In his fight against discrimination, Burnett, a plain-spoken, determined activist, engaged the support of Toronto-based groups such as the Joint Labour Committee on Human Rights, whose members included Donna Hill (wife of activist Daniel Hill and mother of author Lawrence Hill and singer Dan Hill) and prominent labour activist Bromley Armstrong. Delegations to Ontario Premier Leslie Frost in the early 1950s resulted in the passage of two acts to outlaw discrimination in the province: the Fair Employment Practices Act (outlawing workplace discrimination) and the Fair Accommodation Practices Act (making discrimination illegal in restaurants, stores, and other public-access areas). Despite these laws, people in the town continued to practice discrimination. The life of Burnett's school-age daughter, Patricia, was threatened.

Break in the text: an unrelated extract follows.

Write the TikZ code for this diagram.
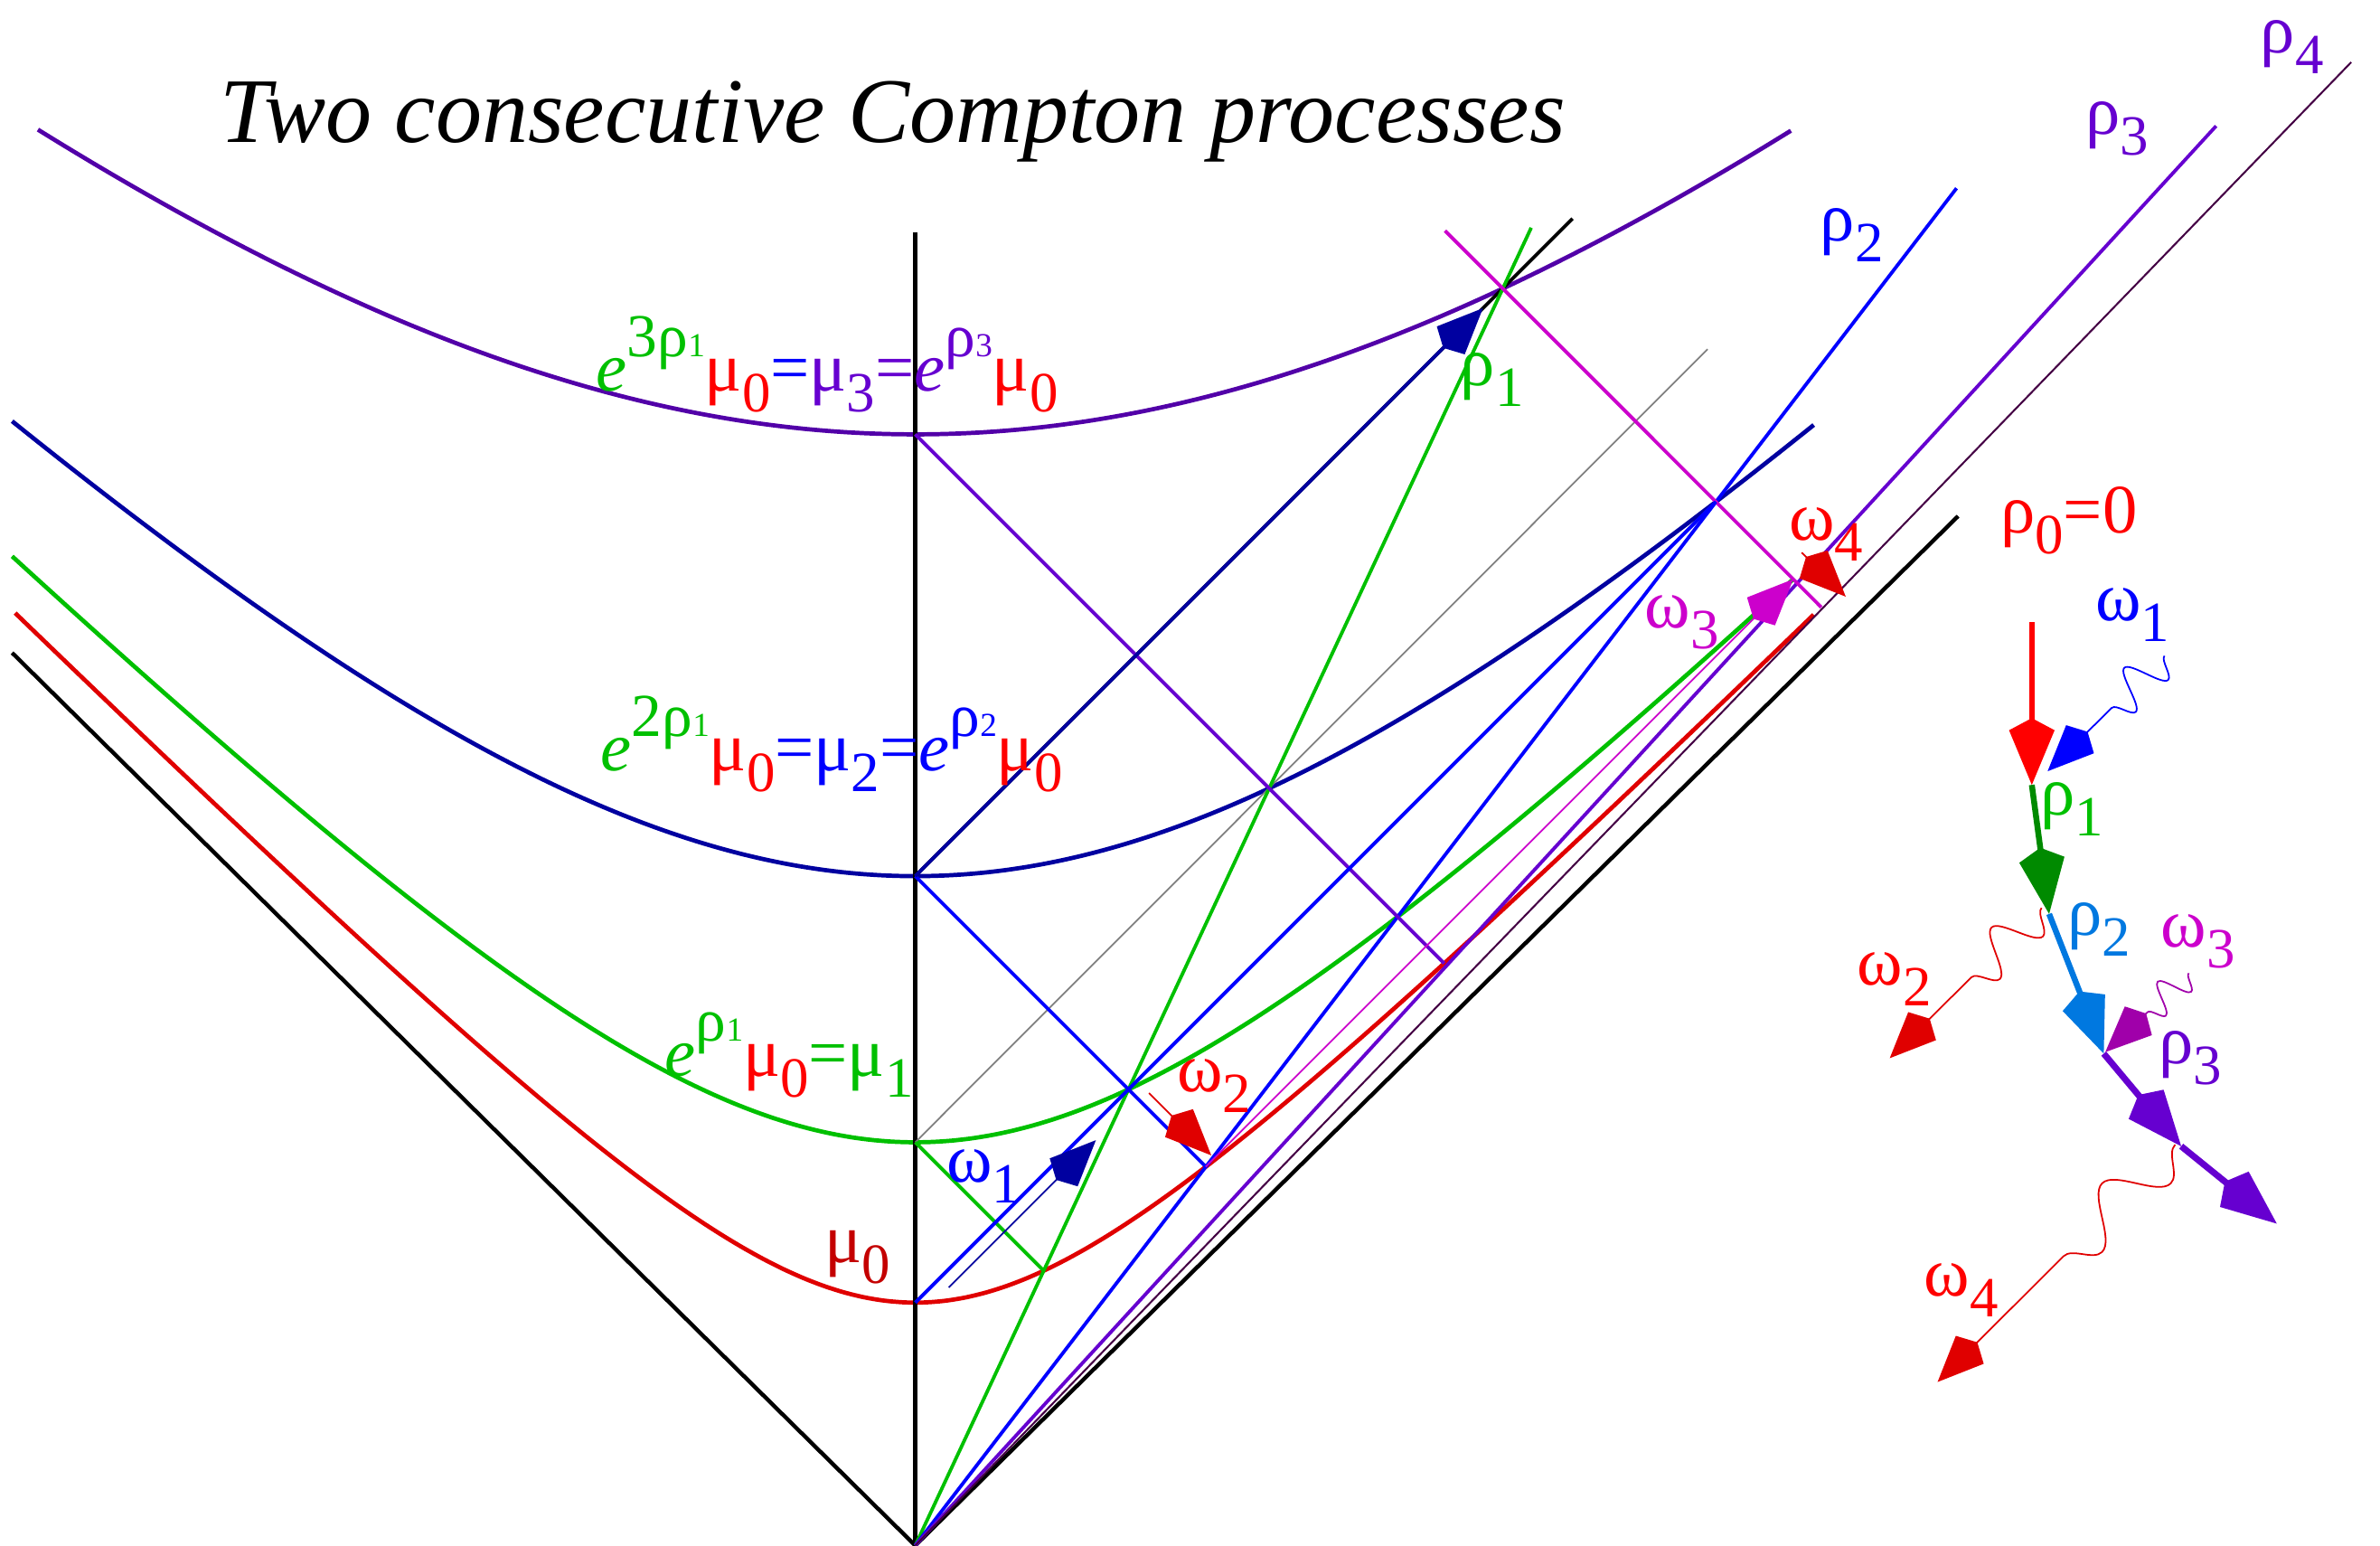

Under Burnett's direction, in 1954, the NUA staged sit-ins of two restaurants that flouted the law, forcing a court challenge that resulted in victory for the NUA and bringing a legal end to overt discrimination in the province. Despite the victory, Burnett was forced to leave town after citizens boycotted his carpentry business. He moved to London, Ontario, continuing his carpentry business under a low profile. Burnett died on September 29, 1991, at age 73.

==Legacy==
On July 31, 2010, the Ontario Heritage Trust unveiled a plaque commemorating the contributions of Hugh Burnett and the National Unity Association to the civil rights movement in Canada. It stands on the main street of Dresden, at the corner of St. George and St. John Streets, near the restaurant that refused Burnett service. The Dresden plaque reads:

Hugh Burnett and the National Unity Association: Between 1948 and 1956, the National Unity Association (NUA) of Chatham, Dresden and North Buxton, under the leadership of Hugh R. Burnett, waged a campaign for racial equality and social justice. Their efforts led to the passage of Ontario's Fair Accommodation Practices Act (1954), and laid the groundwork for subsequent human rights legislation in Ontario and across Canada. Traditional Anglo-Canadian rights, such as freedom of association and freedom of commerce, had historically been interpreted to permit discrimination on grounds of race, colour or creed in providing services to the public. The NUA inspired recognition of freedom from discrimination as a fundamental principle; this led to a revolutionary change in the course of Canadian law and Canadian history. Hugh Burnett and the NUA were early pioneers in the articulations of equality rights for all Canadians, now constitutionally inscribed in the "Charter of Rights and Freedoms.

Burnett's story is told in the book "Season of Rage: Hugh Burnett and the Struggle for Civil Rights".